SF officials want hike in jobs-housing linkage fee to fund affordable housing
SAN FRANCISCO – Several members of the city’s Board of Supervisors announced new legislation to increase the Jobs-Housing Linkage fee to fund affordable housing, which if passed would benefit the low income working class Filipinos, among other residents.
The majority of those affected among the Filipinos are residents of the South of Market district also known as SOMA Pilipinas, the Filipino Cultural Heritage District.
In recent years, these residents have been facing evictions and constant threats due to the imbalance in the housing market created by rise of large-scale commercial developments.
The Jobs Housing Linkage fee, based on the impact of new large-scale commercial developments on demand for affordable housing in San Francisco, is meant to be updated and increased regularly to meet current housing needs, but it hasn’t been updated since 1997.
Supervisor Matt Haney, who is pushing the proposal along with co-sponsors Supervisors Sandra Lee Fewer, Hillary Ronen, Gordon Mar, Aaron Peskin, and Shamann Walton, stated:
“Our jobs housing ratio in our city is completely out of whack There are tens of thousands of jobs being created, but very few new units of affordable housing that can house that workforce. By updating this fee, we can take immediate action to create more balance, and get thousands of seniors, formerly homeless people, and low wage workers into stable and secure housing.”
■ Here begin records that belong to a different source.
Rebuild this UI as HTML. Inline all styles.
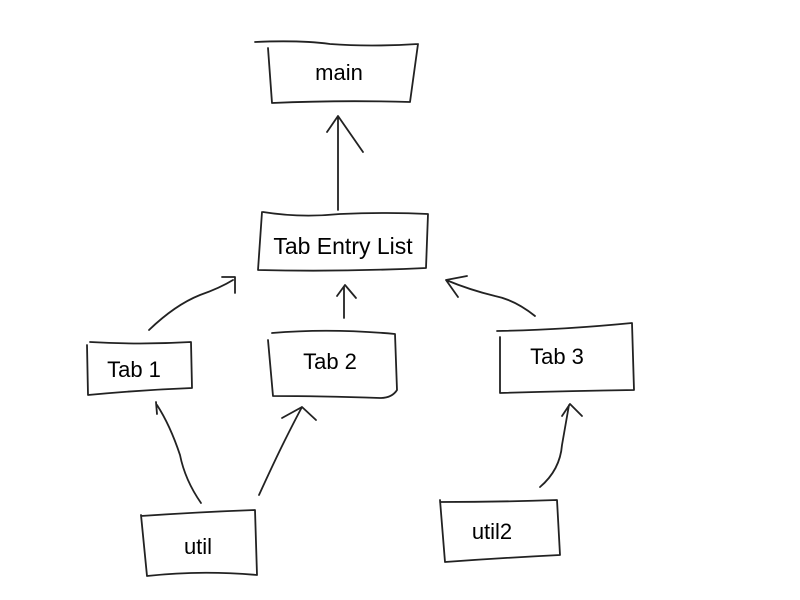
<!DOCTYPE html>
<html><head><style>
html,body{margin:0;padding:0;background:#fff;}
svg{display:block;}
text{font-family:"Liberation Sans",sans-serif;font-size:22px;fill:#000;text-anchor:middle;dominant-baseline:middle;}
path{fill:none;stroke:#222;stroke-width:1.8;stroke-linecap:round;stroke-linejoin:round;}
</style></head><body>
<svg width="800" height="600" viewBox="0 0 800 600">
<!-- main -->
<path d="M255 42 Q300 40 330 44 Q370 47 418 44 M268 48 L272 103 Q340 100 410 102 L418 44"/>
<text x="339" y="74">main</text>
<!-- Tab Entry List -->
<path d="M263 212 Q300 218 340 214 Q390 212 428 214 L426 268 Q340 272 258 270 L262 212"/>
<text x="343" y="248" style="font-size:23px">Tab Entry List</text>
<!-- Tab 1 -->
<path d="M87 345 L88 395 Q140 390 192 388 L191 342 Q140 345 90 342"/>
<text x="134" y="371">Tab 1</text>
<!-- Tab 2 -->
<path d="M272 333 Q330 328 395 334 L397 390 Q392 398 380 398 Q320 396 273 396 L268 340"/>
<text x="330" y="363">Tab 2</text>
<!-- Tab 3 -->
<path d="M497 331 Q560 330 632 323 L634 390 Q570 391 500 393 L500 337"/>
<text x="557" y="358">Tab 3</text>
<!-- util -->
<path d="M141 515 L147 576 Q200 570 257 575 L255 510 Q200 512 141 516"/>
<text x="198" y="548">util</text>
<!-- util2 -->
<path d="M440 500 L445 562 Q500 558 560 555 L557 500 Q500 502 440 502"/>
<text x="492" y="533">util2</text>
<!-- arrows -->
<path d="M338 210 L338 118 M327 132 L338 116 L363 152"/>
<path d="M149 330 Q175 305 200 295 Q220 288 233 280 M222 277 L235 277 L235 293"/>
<path d="M344 318 L344 287 M337 296 L345 285 L356 298"/>
<path d="M535 316 Q515 300 495 296 Q470 290 446 280 M467 276 L446 280 L458 297"/>
<path d="M201 503 Q185 480 180 455 Q170 425 157 405 M157 414 L156 402"/>
<path d="M259 495 Q275 460 285 440 Q295 420 302 407 M282 418 L302 407 L316 420"/>
<path d="M540 487 Q560 470 562 445 L569 405 M562 416 L570 404 L582 416"/>
</svg>
</body></html>
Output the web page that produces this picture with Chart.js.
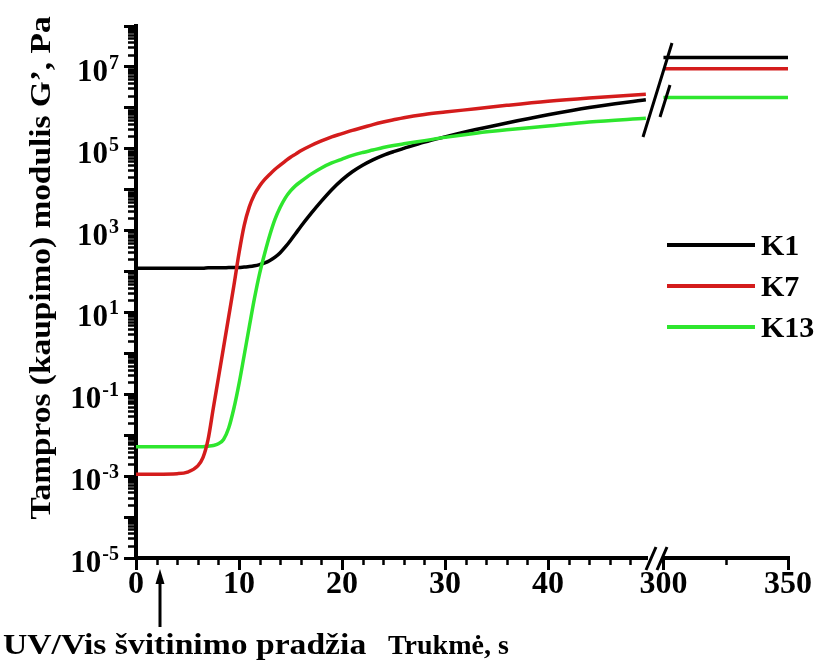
<!DOCTYPE html>
<html>
<head>
<meta charset="utf-8">
<script src="https://cdn.jsdelivr.net/npm/chart.js@4.4.0/dist/chart.umd.min.js"></script>
<style>
  html, body { margin: 0; padding: 0; background: #fff; }
  #wrap { width: 821px; height: 661px; }
</style>
</head>
<body>
<div id="wrap"><canvas id="chart" width="821" height="661"></canvas></div>
<script>
// Storage modulus G' during UV/Vis curing
const seriesNames = ['K1', 'K7', 'K13'];
const seriesColors = ['#000000', '#d41c1c', '#2ee62e'];

// first part of the broken time axis, s
const timeEarly = [0, 2, 4, 5, 6, 6.5, 7, 7.5, 8, 8.5, 9, 9.5, 10,
  10.5, 11, 11.5, 12, 12.5, 13, 13.5, 14, 14.5, 15, 15.5, 16,
  17, 18, 19, 20, 21, 22, 23, 24, 25, 26,
  28, 30, 33, 36, 40, 44, 49.5];

const k1Early = [120, 120, 120, 120, 120, 120, 123, 123, 123, 123, 126, 126, 126,
  129, 132, 138, 148, 162, 186, 224, 288, 398, 575, 851, 1260,
  2630, 5250, 1.0e4, 1.74e4, 2.75e4, 3.98e4, 5.37e4, 6.92e4, 8.5e4, 1.02e5,
  1.45e5, 1.95e5, 2.95e5, 4.27e5, 6.76e5, 1.02e6, 1.58e6];

const k7Early = [1.12e-3, 1.12e-3, 1.15e-3, 1.26e-3, 1.78e-3, 2.82e-3, 7.9e-3, 4.5e-2, 0.25, 1.4, 7.9, 45, 280,
  1320, 3800, 7600, 1.23e4, 1.78e4, 2.4e4, 3.16e4, 3.98e4, 5.0e4, 6.2e4, 7.4e4, 8.9e4,
  1.2e5, 1.55e5, 1.95e5, 2.34e5, 2.82e5, 3.3e5, 3.9e5, 4.5e5, 5.1e5, 5.75e5,
  6.9e5, 7.9e5, 9.5e5, 1.15e6, 1.45e6, 1.74e6, 2.14e6];

const k13Early = [5.25e-3, 5.25e-3, 5.25e-3, 5.25e-3, 5.25e-3, 5.25e-3, 5.4e-3, 5.6e-3, 6.2e-3, 7.9e-3, 1.5e-2, 4.5e-2, 0.18,
  0.89, 4.5, 22, 89, 280, 790, 1900, 3700, 6300, 9300, 1.26e4, 1.58e4,
  2.4e4, 3.4e4, 4.5e4, 5.6e4, 6.9e4, 8.1e4, 9.3e4, 1.07e5, 1.2e5, 1.32e5,
  1.58e5, 1.9e5, 2.4e5, 2.9e5, 3.6e5, 4.5e5, 5.6e5];

// second part of the broken time axis, s
const timeLate = [300, 350];
const k1Late = [1.7e7, 1.7e7];
const k7Late = [9.0e6, 9.0e6];
const k13Late = [1.8e6, 1.8e6];

// axis ticks
const xTicksEarly = [0, 10, 20, 30, 40];
const xMinorEarly = [2, 4, 6, 8, 12, 14, 16, 18, 22, 24, 26, 28, 32, 34, 36, 38, 42, 44, 46, 48];
const xTicksLate = [300, 350];
const xMinorLate = [325];
const yDecades = [-5, -4, -3, -2, -1, 0, 1, 2, 3, 4, 5, 6, 7, 8];
const yLabelExponents = [-5, -3, -1, 1, 3, 5, 7];

const uvStartTime = 2.3;

const serif = '"Liberation Serif", "Times New Roman", serif';
const boldFont = (size) => `bold ${size}px ${serif}`;

function makePoints(times, values) {
  return times.map((t, i) => ({ x: t, y: values[i] }));
}

const earlyValues = [k1Early, k7Early, k13Early];
const lateValues = [k1Late, k7Late, k13Late];
// red on top, then green, black underneath
const drawOrder = [2, 0, 1];

const datasets = [];
seriesNames.forEach((name, i) => {
  datasets.push({
    label: name,
    data: makePoints(timeEarly, earlyValues[i]),
    xAxisID: 'x',
    yAxisID: 'y',
    borderColor: seriesColors[i],
    borderWidth: 3.5,
    pointRadius: 0,
    cubicInterpolationMode: 'monotone',
    order: drawOrder[i],
    inLegend: true
  });
  datasets.push({
    label: name,
    data: makePoints(timeLate, lateValues[i]),
    xAxisID: 'x2',
    yAxisID: 'y',
    borderColor: seriesColors[i],
    borderWidth: 3.5,
    pointRadius: 0,
    order: drawOrder[i],
    inLegend: false
  });
});

function tickValues(list) {
  return list.map(v => ({ value: v }));
}

const axisGrid = {
  drawOnChartArea: false,
  drawTicks: true,
  tickLength: 12,
  lineWidth: 3,
  tickWidth: 3,
  tickColor: '#000'
};
const axisBorder = { display: true, color: '#000', width: 4 };
const xTickFont = { family: serif, size: 32, weight: 'bold' };

// minor ticks, break marks, y labels, titles, arrow and legend
const decorations = {
  id: 'decorations',
  afterDraw(chart) {
    const { ctx } = chart;
    const { x, x2, y } = chart.scales;
    const axisY = y.bottom;
    const axisX = y.right;

    ctx.save();
    ctx.strokeStyle = '#000';
    ctx.fillStyle = '#000';
    ctx.lineWidth = 2.5;
    ctx.lineCap = 'butt';

    // minor ticks
    ctx.beginPath();
    xMinorEarly.forEach(t => {
      const px = Math.round(x.getPixelForValue(t)) + 0.5;
      ctx.moveTo(px, axisY);
      ctx.lineTo(px, axisY + 7);
    });
    xMinorLate.forEach(t => {
      const px = Math.round(x2.getPixelForValue(t)) + 0.5;
      ctx.moveTo(px, axisY);
      ctx.lineTo(px, axisY + 7);
    });
    yDecades.slice(0, -1).forEach(e => {
      for (let m = 2; m <= 9; m++) {
        const py = Math.round(y.getPixelForValue(m * Math.pow(10, e))) + 0.5;
        ctx.moveTo(axisX, py);
        ctx.lineTo(axisX - 8, py);
      }
    });
    ctx.stroke();

    // axis break
    const bx = x.right;
    ctx.fillStyle = '#fff';
    ctx.fillRect(bx - 3, axisY - 4, 14, 8);
    ctx.fillStyle = '#000';
    ctx.lineWidth = 3;
    ctx.beginPath();
    [bx, bx + 11].forEach(cx => {
      ctx.moveTo(cx - 5, axisY + 12);
      ctx.lineTo(cx + 5, axisY - 11);
    });
    // break marks across the curves
    ctx.moveTo(bx - 8, 137);
    ctx.lineTo(bx + 21, 43);
    ctx.moveTo(bx + 9, 117);
    ctx.lineTo(bx + 19, 85);
    ctx.stroke();

    // y tick labels 10^n
    ctx.textBaseline = 'alphabetic';
    ctx.textAlign = 'left';
    yLabelExponents.forEach(e => {
      const py = y.getPixelForValue(Math.pow(10, e));
      const expText = String(e);
      ctx.font = boldFont(20);
      const we = ctx.measureText(expText).width;
      ctx.font = boldFont(31);
      const wb = ctx.measureText('10').width;
      const right = 119;
      ctx.fillText('10', right - we - wb - 1, py + 14);
      ctx.font = boldFont(20);
      ctx.fillText(expText, right - we, py + 2);
    });

    // y axis title
    ctx.save();
    ctx.translate(50, 268);
    ctx.rotate(-Math.PI / 2);
    ctx.scale(1.15, 1);
    ctx.font = boldFont(29);
    ctx.textAlign = 'center';
    ctx.fillText('Tampros (kaupimo) modulis G\u2019, Pa', 0, 0);
    ctx.restore();

    // x axis title
    ctx.font = boldFont(28);
    ctx.textAlign = 'left';
    ctx.fillText('Trukm\u0117, s', 388, 654);

    // start of irradiation
    ctx.save();
    ctx.translate(3, 654);
    ctx.scale(1.16, 1);
    ctx.font = boldFont(29);
    ctx.fillText('UV/Vis \u0161vitinimo prad\u017Eia', 0, 0);
    ctx.restore();

    const ax = Math.round(x.getPixelForValue(uvStartTime));
    ctx.lineWidth = 3;
    ctx.beginPath();
    ctx.moveTo(ax, 627);
    ctx.lineTo(ax, 580);
    ctx.stroke();
    ctx.beginPath();
    ctx.moveTo(ax, 569);
    ctx.lineTo(ax - 4.5, 584);
    ctx.lineTo(ax + 4.5, 584);
    ctx.closePath();
    ctx.fill();

    // legend
    const legendSets = chart.data.datasets.filter(ds => ds.inLegend);
    legendSets.forEach((ds, i) => {
      const ly = 245 + i * 41;
      ctx.strokeStyle = ds.borderColor;
      ctx.lineWidth = 4;
      ctx.beginPath();
      ctx.moveTo(667, ly);
      ctx.lineTo(755, ly);
      ctx.stroke();
      ctx.fillStyle = '#000';
      ctx.font = boldFont(30);
      ctx.textAlign = 'left';
      ctx.fillText(ds.label, 761, ly + 10);
    });

    ctx.restore();
  }
};

new Chart(document.getElementById('chart'), {
  type: 'line',
  data: { datasets: datasets },
  options: {
    responsive: false,
    animation: false,
    events: [],
    layout: { padding: { left: 0, top: 26, right: 33, bottom: 0 } },
    plugins: {
      legend: { display: false },
      tooltip: { enabled: false }
    },
    scales: {
      x: {
        type: 'linear',
        position: 'bottom',
        stack: 'time',
        stackWeight: 515,
        min: 0,
        max: 50,
        afterBuildTicks: (scale) => { scale.ticks = tickValues(xTicksEarly); },
        afterFit: (scale) => { scale.height = 103; },
        ticks: { autoSkip: false, maxRotation: 0, color: '#000', font: xTickFont, padding: -4 },
        grid: axisGrid,
        border: axisBorder
      },
      x2: {
        type: 'linear',
        position: 'bottom',
        stack: 'time',
        stackWeight: 137,
        min: 295,
        max: 350,
        afterBuildTicks: (scale) => { scale.ticks = tickValues(xTicksLate); },
        afterFit: (scale) => { scale.height = 103; },
        ticks: { autoSkip: false, maxRotation: 0, color: '#000', font: xTickFont, padding: -4 },
        grid: axisGrid,
        border: axisBorder
      },
      y: {
        type: 'logarithmic',
        position: 'left',
        min: 1e-5,
        max: 1e8,
        afterBuildTicks: (scale) => {
          scale.ticks = yDecades.map(e => ({ value: Math.pow(10, e) }));
        },
        afterFit: (scale) => { scale.width = 136; },
        ticks: { display: false },
        grid: axisGrid,
        border: axisBorder
      }
    }
  },
  plugins: [decorations]
});
</script>
</body>
</html>
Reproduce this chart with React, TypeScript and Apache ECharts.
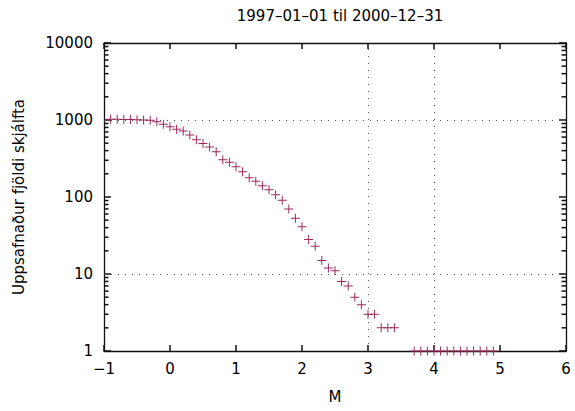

Construction costs have increased nearly 200% since the base Jobs Housing Fee was last updated legislatively in 1997. Supervisor Haney’s legislation would raise the fee to reflect those rising costs of construction.
The fee generated $30 million in 2015, and $67 million in 2016 for low- and middle-income housing. But now, almost a quarter of a century since the 1997 “nexus study” was last prepared, the fee is based off of 22-year-old data about the number of workers per square feet of office space, the costs of construction, and the demand for affordable housing. The latest jobs-housing balance report shows that office densities have increased by at least 12% since 1997.
The City is expected to release a new “nexus study” this summer, but advocates have been asking for the new study–which would likely justify an exponential increase in the fee–for years.
The need for more resources for affordable housing in San Francisco to keep up with this economic boom period has been well known for years, and the City consistently falls short. Affordable housing production in 2018 was 23 percent below the five-year average, and 56 percent below 2017’s production.
“Raising the Jobs-Housing Linkage Fee will fund programs to help protect existing tenants and acquire vulnerable rent-controlled apartments and SRO buildings for preservation as permanent affordable housing as well as provide funding for new affordable housing,” said Lorenzo Listana, organizer with the Tenderloin People’s Congress.